# Directive:
In the records below, tally every line containing "this". Report only the total.
# start of Material to process
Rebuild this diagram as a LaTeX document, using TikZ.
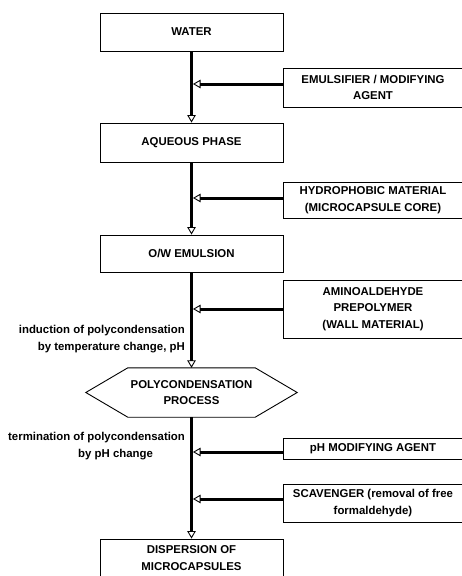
\documentclass[tikz,border=0pt]{standalone}
\usepackage{fontspec}
\setmainfont{Liberation Sans}
\usetikzlibrary{arrows.meta}
\begin{document}
\begin{tikzpicture}[x=1pt,y=-1pt,
  every node/.style={font=\bfseries\fontsize{11.4}{16.5}\selectfont, inner sep=0pt},
  mainbox/.style={draw, line width=0.9pt, minimum width=183pt, align=center},
  sidebox/.style={draw, line width=0.9pt, minimum width=180pt, align=center},
  flow/.style={line width=3pt, -{Triangle[open, length=7.5pt, width=8.5pt, line width=0.9pt]}},
  note/.style={align=right}
]
\useasboundingbox (0,0) rectangle (461,576);
% main column
\node[mainbox, minimum height=38pt] (water) at (191.5,32) {WATER};
\node[mainbox, minimum height=39pt] (aq) at (191.5,142.5) {AQUEOUS PHASE};
\node[mainbox, minimum height=37pt] (ow) at (191.5,253.5) {O/W EMULSION};
\node[minimum width=211pt, minimum height=49pt, align=center] (poly) at (191.5,392.5) {POLYCONDENSATION\\PROCESS};
\draw[line width=0.9pt] (poly.west) -- ([xshift=42pt]poly.north west) -- ([xshift=-42pt]poly.north east) -- (poly.east) -- ([xshift=-42pt]poly.south east) -- ([xshift=42pt]poly.south west) -- cycle;
\node[mainbox, minimum height=38pt] (disp) at (191.5,558) {DISPERSION OF\\MICROCAPSULES};
% side boxes
\node[sidebox, minimum height=39pt] (emul) at (373,87.5) {EMULSIFIER / MODIFYING\\AGENT};
\node[sidebox, minimum height=36pt] (hyd) at (373,200) {HYDROPHOBIC MATERIAL\\(MICROCAPSULE CORE)};
\node[sidebox, minimum height=58pt] (amino) at (373,309) {AMINOALDEHYDE\\PREPOLYMER\\(WALL MATERIAL)};
\node[sidebox, minimum height=21pt] (ph) at (373,448.5) {pH MODIFYING AGENT};
\node[sidebox, minimum height=38pt] (scav) at (373,503) {SCAVENGER (removal of free\\formaldehyde)};
% notes
\node[note, anchor=east] (ind) at (185,339) {induction of polycondensation\\by temperature change, pH};
\node[align=left, anchor=west] (term) at (8,446) {termination of polycondensation\\\hspace*{70pt}by pH change};
% junction points on the spine
\coordinate (j1) at (193,84);
\coordinate (j2) at (193,198);
\coordinate (j3) at (193,309);
\coordinate (j4) at (193,452);
\coordinate (j5) at (193,499);
% spine
\draw[flow] (water.south) -- (aq.north);
\draw[flow] (aq.south) -- (ow.north);
\draw[flow] (ow.south) -- (poly.north);
\draw[flow] (poly.south) -- (disp.north);
% side inputs
\draw[flow] (emul.west |- j1) -- (j1);
\draw[flow] (hyd.west |- j2) -- (j2);
\draw[flow] (amino.west |- j3) -- (j3);
\draw[flow] (ph.west |- j4) -- (j4);
\draw[flow] (scav.west |- j5) -- (j5);
\end{tikzpicture}
\end{document}
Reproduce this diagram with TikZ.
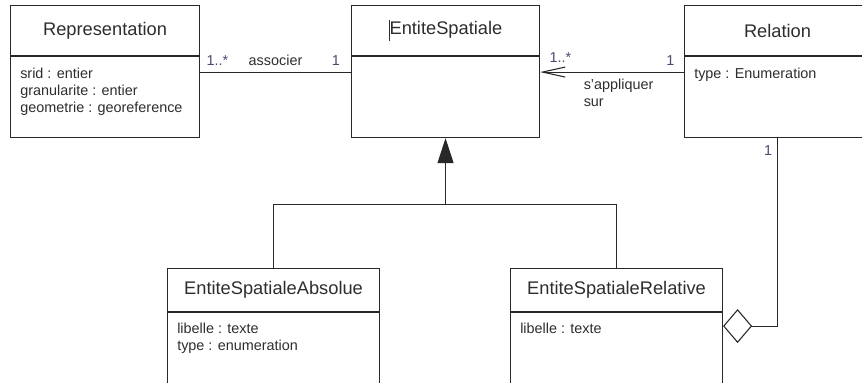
\documentclass[tikz,border=0pt]{standalone}
\usepackage{fontspec}
\setmainfont{Liberation Sans}
\usetikzlibrary{arrows.meta,calc}

\definecolor{umlline}{RGB}{40,40,40}
\definecolor{umltext}{RGB}{45,45,45}
\definecolor{multcol}{RGB}{75,75,110}

\tikzset{
  classtitle/.style={draw=umlline, line width=0.8pt, text=umltext, font=\fontsize{13.7}{16}\selectfont, inner sep=0pt, anchor=north west},
  classbody/.style={draw=umlline, line width=0.8pt, inner sep=0pt, anchor=north},
  attrtext/.style={text=umltext, font=\fontsize{10.8}{12.75}\selectfont, align=left, inner sep=0pt, anchor=north west},
  multlabel/.style={text=multcol, font=\fontsize{10.8}{12.75}\selectfont, inner sep=4.5pt},
  rolelabel/.style={text=umltext, font=\fontsize{10.8}{12.75}\selectfont, align=left, inner sep=4.5pt},
  link/.style={draw=umlline, line width=0.8pt},
}

\begin{document}
\begin{tikzpicture}[x=0.75pt,y=0.75pt,yscale=-1,xscale=1]
\useasboundingbox (0,0) rectangle (862,382);
\clip (0,0) rectangle (862,382);

%Class: Representation
\node[classtitle, minimum width=141.75pt, minimum height=37.5pt] (rep) at (10,5) {Representation};
\node[classbody, minimum width=141.75pt, minimum height=60.75pt] (repb) at (rep.south) {};
\node[attrtext] (repa) at ($(repb.north west)+(10,11.5)$) {srid : entier\\granularite : entier\\geometrie : georeference};

%Class: EntiteSpatiale
\node[classtitle, minimum width=141pt, minimum height=37.5pt] (es) at (351,5) {\rule[-0.38em]{0.6pt}{1.2em}EntiteSpatiale};
\node[classbody, minimum width=141pt, minimum height=60.75pt] (esb) at (es.south) {};

%Class: Relation
\node[classtitle, minimum width=139.5pt, minimum height=37.5pt] (rel) at (684,5) {Relation};
\node[classbody, minimum width=139.5pt, minimum height=60.75pt] (relb) at (rel.south) {};
\node[attrtext] (rela) at ($(relb.north west)+(10,11.5)$) {type : Enumeration};

%Class: EntiteSpatialeAbsolue
\node[classtitle, minimum width=159pt, minimum height=32.25pt] (esabs) at (167,268) {EntiteSpatialeAbsolue};
\node[classbody, minimum width=159pt, minimum height=75pt] (esabsb) at (esabs.south) {};
\node[attrtext] (esabsa) at ($(esabsb.north west)+(10,11)$) {libelle : texte\\type : enumeration};

%Class: EntiteSpatialeRelative
\node[classtitle, minimum width=159pt, minimum height=32.25pt] (esrel) at (510,268) {EntiteSpatialeRelative};
\node[classbody, minimum width=159pt, minimum height=75pt] (esrelb) at (esrel.south) {};
\node[attrtext] (esrela) at ($(esrelb.north west)+(10,11)$) {libelle : texte};

%Association: associer
\draw[link] ($(repb.north east)+(0,16)$) -- ($(esb.north west)+(0,16)$)
  node[multlabel, pos=0, anchor=south west] {1..*}
  node[rolelabel, midway, anchor=south] {associer}
  node[multlabel, pos=1, anchor=south east, inner xsep=8pt] {1};

%Association: s'appliquer sur
\draw[link, -{Straight Barb[length=17pt, width=7.5pt]}] ($(relb.north west)+(0,16)$) -- ($(esb.north east)+(0,16)$)
  node[multlabel, pos=0, anchor=south east, inner xsep=6.75pt] {1}
  node[multlabel, pos=1, anchor=south west, inner sep=6.75pt] {1..*}
  node[rolelabel, pos=0.7, anchor=north west, inner xsep=0pt] {s'appliquer\\sur};

%Generalization
\coordinate (fork) at ($(esb.south)+(0,66)$);
\draw[link, -{Triangle[length=18.75pt, width=12pt]}] (fork) -- (esb.south);
\draw[link] (esabs.north) |- (fork) -| (esrel.north);

%Aggregation
\draw[link, {Diamond[open, length=21.75pt, width=25.5pt]}-] ($(esrelb.north east)+(0,14)$) -| (relb.south)
  node[multlabel, pos=1, anchor=north east, inner xsep=3.75pt, inner ysep=5pt] {1};

\end{tikzpicture}
\end{document}
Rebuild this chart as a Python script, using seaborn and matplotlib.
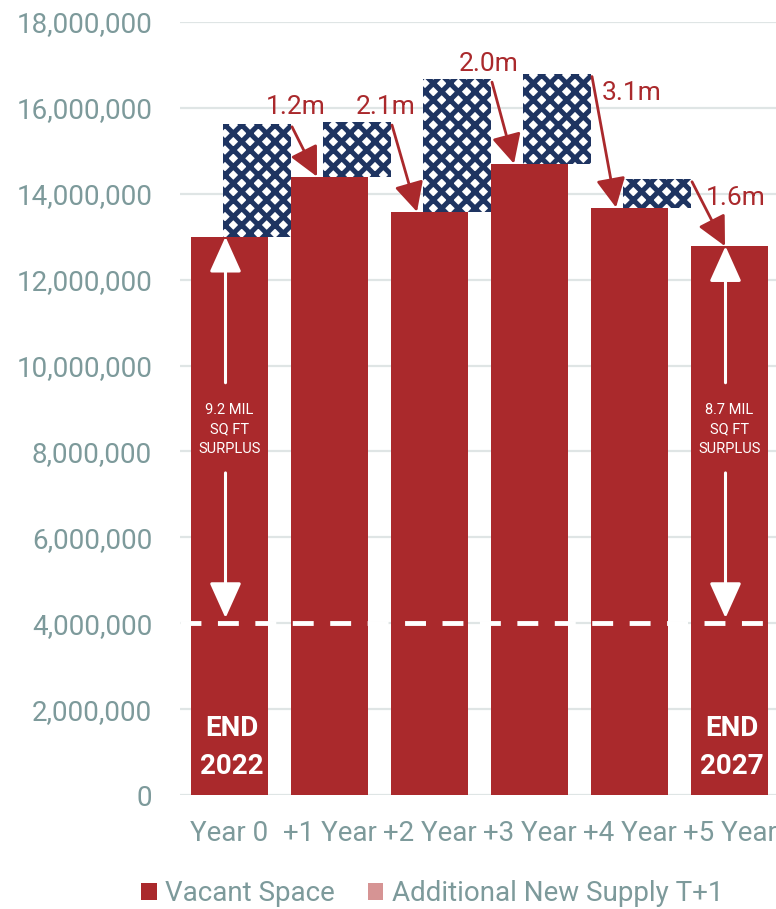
import numpy as np
import pandas as pd
import matplotlib
matplotlib.use("Agg")
import matplotlib.pyplot as plt
import seaborn as sns
from matplotlib.patches import Patch

# ---------------- data ----------------
categories = ["Year 0", "+1 Year", "+2 Year", "+3 Year", "+4 Year", "+5 Year"]
vacant = [13.0e6, 14.4e6, 13.58e6, 14.7e6, 13.68e6, 12.78e6]
new_supply = [2.63e6, 1.27e6, 3.09e6, 2.10e6, 0.67e6]      # additional new supply T+1
change_labels = ["1.2m", "2.1m", "2.0m", "3.1m", "1.6m"]
equilibrium = 4.0e6
surplus_labels = ["9.2 MIL\nSQ FT\nSURPLUS", "8.7 MIL\nSQ FT\nSURPLUS"]
end_labels = [("END", "2022"), ("END", "2027")]
yticks = list(range(0, 18_000_001, 2_000_000))
legend_labels = ["Vacant Space", "Additional New Supply T+1"]

# ---------------- style ----------------
RED = "#aa292c"
NAVY = "#1e3461"
PINK = "#d69494"
GREY_TXT = "#7d9a9b"
GRID = "#dfe5e5"

sns.set_theme(style="white")
plt.rcParams["font.family"] = ["Roboto", "DejaVu Sans"]
plt.rcParams["hatch.linewidth"] = 3.6

fig = plt.figure(figsize=(7.76, 9.09), dpi=100)
ax = fig.add_axes([180 / 776, 114 / 909, 596 / 776, 773 / 909])

pos = np.arange(len(categories), dtype=float)
df_v = pd.DataFrame({"pos": pos, "value": vacant})
sns.barplot(data=df_v, x="pos", y="value", native_scale=True, color=RED,
            saturation=1, width=0.77, linewidth=0, ax=ax, zorder=3)

SHIFT = 0.275
df_s = pd.DataFrame({"pos": pos[:len(new_supply)] + SHIFT,
                     "value": new_supply,
                     "base": vacant[:len(new_supply)]})
sns.barplot(data=df_s, x="pos", y="value", native_scale=True, color="white",
            saturation=1, width=0.68, linewidth=0, ax=ax, zorder=2,
            bottom=df_s["base"].to_numpy())
for p in ax.containers[1]:
    p.set_facecolor("white")
    p.set_edgecolor(NAVY)
    p.set_linewidth(0)
    p.set_hatch("xx")

# grid / axes
ax.set_xlim(-0.495, 5.465)
ax.set_ylim(0, 18e6)
ax.set_yticks(yticks)
ax.set_yticklabels([f"{v:,}" for v in yticks])
ax.set_xticks(pos)
ax.set_xticklabels(categories)
ax.set_xlabel("")
ax.set_ylabel("")
ax.yaxis.grid(True, color=GRID, lw=1.6)
ax.xaxis.grid(False)
ax.set_axisbelow(True)
for s in ax.spines.values():
    s.set_visible(False)
ax.tick_params(axis="y", length=0, pad=20, labelsize=20, labelcolor=GREY_TXT)
ax.tick_params(axis="x", length=0, pad=18, labelsize=20, labelcolor=GREY_TXT)

# equilibrium dashed line
ax.axhline(equilibrium, color="white", lw=3.5, dashes=(4.3, 3.4), zorder=4)

# red change arrows + labels
n = len(change_labels)
end_dx = [-0.125, -0.125, -0.155, -0.135, -0.045]
text_off = [(0.04, 0.47e6), (-0.06, 0.42e6), (-0.03, 0.42e6), (0.40, -0.38e6), (0.44, -0.38e6)]
for i in range(n):
    top = vacant[i] + new_supply[i]
    sx = i + SHIFT + 0.34 + 0.01
    sy = top - 0.07e6
    ex = i + 1 + end_dx[i]
    ey = vacant[i + 1]
    ax.annotate("", xy=(ex, ey), xytext=(sx, sy),
                arrowprops=dict(arrowstyle="-|>,head_length=0.9,head_width=0.45",
                                color=RED, lw=2.0, shrinkA=0, shrinkB=0,
                                mutation_scale=20), zorder=6)
    ax.text(sx + text_off[i][0], sy + text_off[i][1], change_labels[i],
            color=RED, fontsize=19, ha="center", va="center", zorder=6)

# white surplus arrows and END labels
for k, bi in enumerate([0, len(categories) - 1]):
    ax_x = bi - 0.04
    ax.annotate("", xy=(ax_x, vacant[bi]), xytext=(ax_x, 9.6e6),
                arrowprops=dict(arrowstyle="-|>,head_length=1.0,head_width=0.45",
                                color="white", lw=2.2, shrinkA=0, shrinkB=0,
                                mutation_scale=22), zorder=5)
    ax.annotate("", xy=(ax_x, 4.12e6), xytext=(ax_x, 7.5e6),
                arrowprops=dict(arrowstyle="-|>,head_length=1.0,head_width=0.45",
                                color="white", lw=2.2, shrinkA=0, shrinkB=0,
                                mutation_scale=22), zorder=5)
    ax.text(bi, 8.52e6, surplus_labels[k], color="white", fontsize=10.5,
            ha="center", va="center", linespacing=1.5, zorder=6)
    ax.text(bi + 0.02, 1.56e6, end_labels[k][0], color="white", fontsize=20,
            fontweight="bold", ha="center", va="center", zorder=6)
    ax.text(bi + 0.02, 0.675e6, end_labels[k][1], color="white", fontsize=20,
            fontweight="bold", ha="center", va="center", zorder=6)

# legend
handles = [Patch(facecolor=RED, edgecolor="none"), Patch(facecolor=PINK, edgecolor="none")]
leg = fig.legend(handles, legend_labels, loc="center", bbox_to_anchor=(0.557, 0.017),
                 ncol=2, frameon=False, fontsize=20, handlelength=0.55, handleheight=0.55,
                 handletextpad=0.3, columnspacing=1.2)
for t in leg.get_texts():
    t.set_color(GREY_TXT)

fig.savefig("out.png", dpi=100)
# end of Material to process
# Correct output:
3